Prompt:
Your task is to output the listing word for word, with pictures excluded.

Stored data:
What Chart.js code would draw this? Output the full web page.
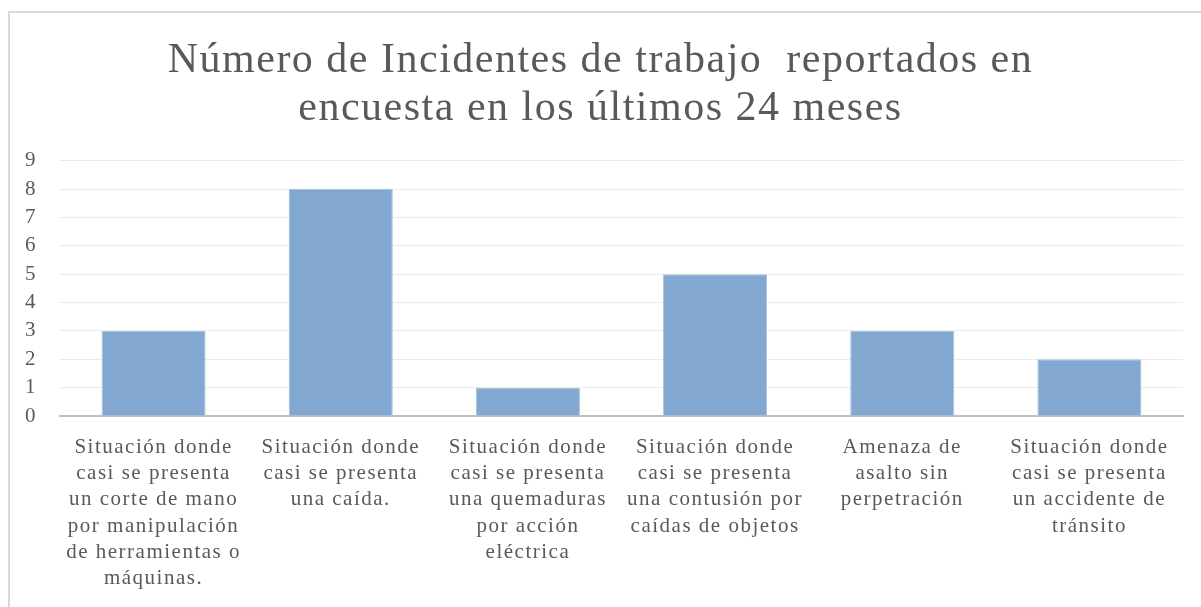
<!DOCTYPE html>
<html>
<head>
<meta charset="utf-8">
<script src="https://cdn.jsdelivr.net/npm/chart.js@4"></script>
<style>
body { margin: 0; background: #fff; overflow: hidden; }
#frame { position: absolute; left: 8px; top: 11px; width: 1300px; height: 700px; border: 2px solid #d9d9d9; }
#wrap { position: absolute; left: 0; top: 0; width: 1201px; height: 607px; }
</style>
</head>
<body>
<div id="frame"></div>
<div id="wrap"><canvas id="incidentes"></canvas></div>
<script>
// datos
var categorias = [
    ["Situación donde", "casi se presenta", "un corte de mano", "por manipulación", "de herramientas o", "máquinas."],
    ["Situación donde", "casi se presenta", "una caída."],
    ["Situación donde", "casi se presenta", "una quemaduras", "por acción", "eléctrica"],
    ["Situación donde", "casi se presenta", "una contusión por", "caídas de objetos"],
    ["Amenaza de", "asalto sin", "perpetración"],
    ["Situación donde", "casi se presenta", "un accidente de", "tránsito"]
]
var incidentes = [3, 8, 1, 5, 3, 2]
var titulo = ["Número de Incidentes de trabajo  reportados en", "encuesta en los últimos 24 meses"]
var gris = '#595959'

// el texto del original sale con letras mas separadas
var espaciado = {
    id: 'espaciado',
    beforeLayout: function(chart) { chart.ctx.letterSpacing = '1.5px'; },
    afterLayout: function(chart) {
        // titulo centrado en todo el ancho, no solo hasta el padding derecho
        if (chart.titleBlock) {
            chart.titleBlock.left = 0;
            chart.titleBlock.right = chart.width;
        }
    },
    beforeDraw: function(chart) { chart.ctx.letterSpacing = '1.5px'; }
}

var ctx = document.getElementById('incidentes').getContext('2d');
var chart = new Chart(ctx, {
    type: 'bar',
    data: {
        labels: categorias,
        datasets: [{
            data: incidentes,
            backgroundColor: '#82a7d1',
            borderColor: '#a8c1de',
            borderWidth: 1,
            barPercentage: 0.556,
            categoryPercentage: 1
        }]
    },
    plugins: [espaciado],
    options: {
        responsive: true,
        maintainAspectRatio: false,
        animation: false,
        layout: { padding: { left: 0, right: 18, top: 0, bottom: 0 } },
        plugins: {
            legend: { display: false },
            tooltip: { enabled: false },
            title: {
                display: true,
                text: titulo,
                color: gris,
                font: { family: 'Liberation Serif', size: 42, weight: 'normal', lineHeight: 1.14 },
                padding: { top: 37, bottom: 28 }
            }
        },
        scales: {
            x: {
                grid: { display: false },
                border: { display: true, color: '#bfbfbf', width: 2 },
                ticks: {
                    color: gris,
                    autoSkip: false,
                    maxRotation: 0,
                    padding: 10,
                    font: { family: 'Liberation Serif', size: 21, lineHeight: 1.255 }
                },
                afterFit: function(scale) { scale.height = 191; }
            },
            y: {
                min: 0,
                max: 9,
                ticks: {
                    stepSize: 1,
                    autoSkip: false,
                    color: gris,
                    padding: 23,
                    font: { family: 'Liberation Serif', size: 21 }
                },
                grid: { color: '#ebebeb', lineWidth: 1, drawTicks: false },
                border: { display: false },
                afterFit: function(scale) { scale.width = 60; }
            }
        }
    }
});
</script>
</body>
</html>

Worked solution:
What Chart.js code would draw this? Output the full web page.
<!DOCTYPE html>
<html>
<head>
<meta charset="utf-8">
<script src="https://cdn.jsdelivr.net/npm/chart.js@4"></script>
<style>
body { margin: 0; background: #fff; overflow: hidden; }
#frame { position: absolute; left: 8px; top: 11px; width: 1300px; height: 700px; border: 2px solid #d9d9d9; }
#wrap { position: absolute; left: 0; top: 0; width: 1201px; height: 607px; }
</style>
</head>
<body>
<div id="frame"></div>
<div id="wrap"><canvas id="incidentes"></canvas></div>
<script>
// datos
var categorias = [
    ["Situación donde", "casi se presenta", "un corte de mano", "por manipulación", "de herramientas o", "máquinas."],
    ["Situación donde", "casi se presenta", "una caída."],
    ["Situación donde", "casi se presenta", "una quemaduras", "por acción", "eléctrica"],
    ["Situación donde", "casi se presenta", "una contusión por", "caídas de objetos"],
    ["Amenaza de", "asalto sin", "perpetración"],
    ["Situación donde", "casi se presenta", "un accidente de", "tránsito"]
]
var incidentes = [3, 8, 1, 5, 3, 2]
var titulo = ["Número de Incidentes de trabajo  reportados en", "encuesta en los últimos 24 meses"]
var gris = '#595959'

// el texto del original sale con letras mas separadas
var espaciado = {
    id: 'espaciado',
    beforeLayout: function(chart) { chart.ctx.letterSpacing = '1.5px'; },
    afterLayout: function(chart) {
        // titulo centrado en todo el ancho, no solo hasta el padding derecho
        if (chart.titleBlock) {
            chart.titleBlock.left = 0;
            chart.titleBlock.right = chart.width;
        }
    },
    beforeDraw: function(chart) { chart.ctx.letterSpacing = '1.5px'; }
}

var ctx = document.getElementById('incidentes').getContext('2d');
var chart = new Chart(ctx, {
    type: 'bar',
    data: {
        labels: categorias,
        datasets: [{
            data: incidentes,
            backgroundColor: '#82a7d1',
            borderColor: '#a8c1de',
            borderWidth: 1,
            barPercentage: 0.556,
            categoryPercentage: 1
        }]
    },
    plugins: [espaciado],
    options: {
        responsive: true,
        maintainAspectRatio: false,
        animation: false,
        layout: { padding: { left: 0, right: 18, top: 0, bottom: 0 } },
        plugins: {
            legend: { display: false },
            tooltip: { enabled: false },
            title: {
                display: true,
                text: titulo,
                color: gris,
                font: { family: 'Liberation Serif', size: 42, weight: 'normal', lineHeight: 1.14 },
                padding: { top: 37, bottom: 28 }
            }
        },
        scales: {
            x: {
                grid: { display: false },
                border: { display: true, color: '#bfbfbf', width: 2 },
                ticks: {
                    color: gris,
                    autoSkip: false,
                    maxRotation: 0,
                    padding: 10,
                    font: { family: 'Liberation Serif', size: 21, lineHeight: 1.255 }
                },
                afterFit: function(scale) { scale.height = 191; }
            },
            y: {
                min: 0,
                max: 9,
                ticks: {
                    stepSize: 1,
                    autoSkip: false,
                    color: gris,
                    padding: 23,
                    font: { family: 'Liberation Serif', size: 21 }
                },
                grid: { color: '#ebebeb', lineWidth: 1, drawTicks: false },
                border: { display: false },
                afterFit: function(scale) { scale.width = 60; }
            }
        }
    }
});
</script>
</body>
</html>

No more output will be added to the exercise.